Не прошло. Сталинград продолжал пылать огненными руинами внутри
Ситки Чарли. Брату не суждено было пробиться из осажденного города к спешащей на помощь группировке Манштейна. И это еще не все.
Прибавилась новая напасть.
Дикий Запад.
Ситка раскачивался и, глядя перед собой, разделяя слова по слогам, напевал:
– На Аме-ри-кан-ский Ди-кий За-пад, вэй!
Его захватили страхи и про Сарыджаз с Канайкой. Сарыджаз и
Канайка психолечебницы для хроников под Кзыл-Ордой. Ими, говорил
Ситка, врачи запугивают непослушных больных.
В отместку за Дикий Запад Джон и я дразнили Ситку своей песней:
Сарыджаз – Канайка!
Кызыл-Орда!
Там банда негров
Лупцует льва!
Джон обалденно бацал твист. Ситка улыбался: "Ангел ада". Доктор просил: "Сбацай нормальную вещь".
Джон выходил на середину столовой и требовательно щелкал пальцами: "Дайте румбу".
Румбу танцевал Джон так же, как и играл в футбол. В его движениях было много неправильного, обычно так румбу не танцуют. Смотреть можно, но пляске отчаянно не хватало огня и было в ней что-то такое, чего мы не понимали и от чего всем нам почему-то становилось неловко.
Грозился Ситка отвезти нас в Америку.
– Скоро, очень скоро мы все поедем в Америку.
Ситка обещал вывезти в Америку не только родню и близких Приходил за мной Лампас и брат кричал ему из кухни: "Алмас, поедешь со мной в
Америку?".
Я загораживал Лампаса от Ситки и уговаривал: "Завязывай".
…После Ленинграда с диспансера на Пролетарской Ситку перевели на Сейфуллина, в настоящую психбольницу.
Стояла середина лета. Раздетые по пояс больные бродили кругами, лежали на скамейках, в траве и на клумбе. У проходной косматый старик играл на мандолине. Медбратья, медсестры сидели на вынесенных стульях и лениво посматривали на разгуливавших больных.
Ситка увидел родителей и меня. Он бежал к нам, блаженно оглашая двор о моем приходе:
– Братишка пришел!
Я давно уже не тот, что приходил к Ситке в апреле 1958 на
Пролетарскую. Ситка подбежал и я умоляюще прошептал: " Завязывай орать". В этот момент мне казалось, будто все – санитары, сестры, нянечки – смотрят на меня. Смотрят и чувствуют, что творится со мной. Еще мне казалось, что они не только чувствуют, а насквозь видят, что ощущает человек, чей брат нисколечки не стыдится пребывания в психбольнице.
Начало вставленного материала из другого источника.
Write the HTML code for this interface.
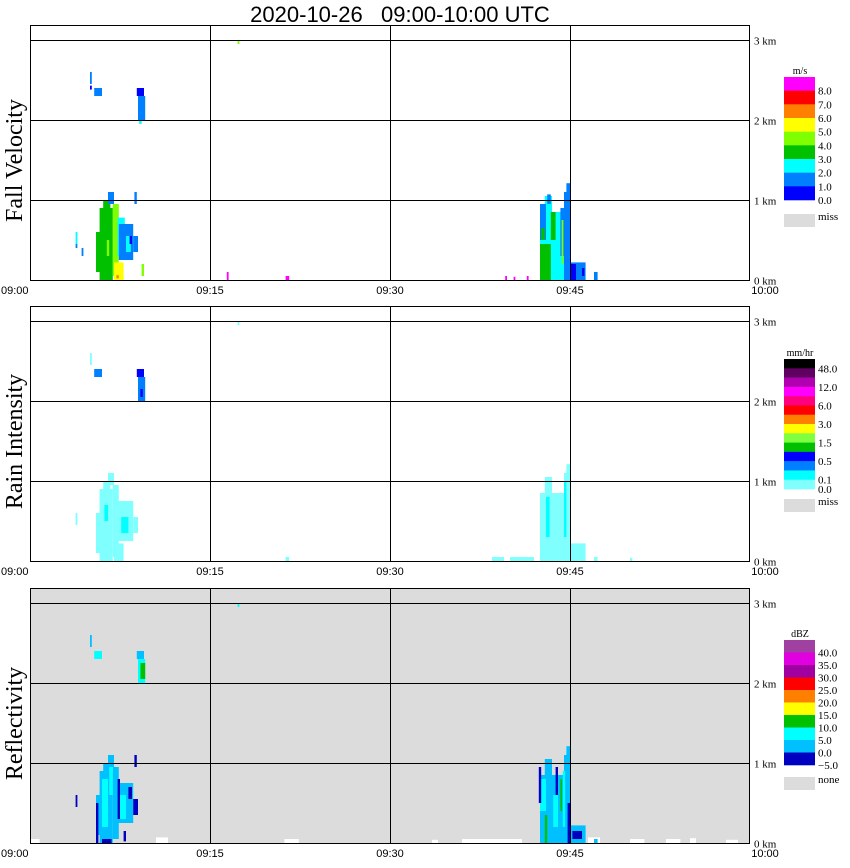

Любопытство санитаров усугубляли больные. Они подходили к Ситке и просили: "Дай что-нибудь покушать". "Они не голодные, – думал я, – болезнь заставляет их попрошайничать". О том, что без нас этим может заниматься и наш Ситка. я не подумал.
Ситка жаловался на порядки в больнице: "По утрам спать не дают, замучили с уборкой палат…". Я просил Ситку: "Потише. Услышат".
Ситка Чарли, не снижая громкости, продолжал ябедничать.
Когда кончится кормежка? Хотелось побыстрее очутиться за воротами больницы.
Перевод на Сейфуллина реально означал утрату последней надежды.
Вслух об этом в доме никто не говорил, но и без того ощущалось, что родные смирились с неизлечимостью.
В свою очередь сам Ситка не собирался мириться с предрешенностью битвы за Сталинград. По его словам, из котла можно было прорваться, только избавившись от невидимого стального намордника. Намордник, по его словам, полуопоясывал подбородок и скулы, заканчиваясь под ушами. Иногда он просил кого-нибудь из нас: "Пощупай под правым ухом. Чувствуешь намордник?".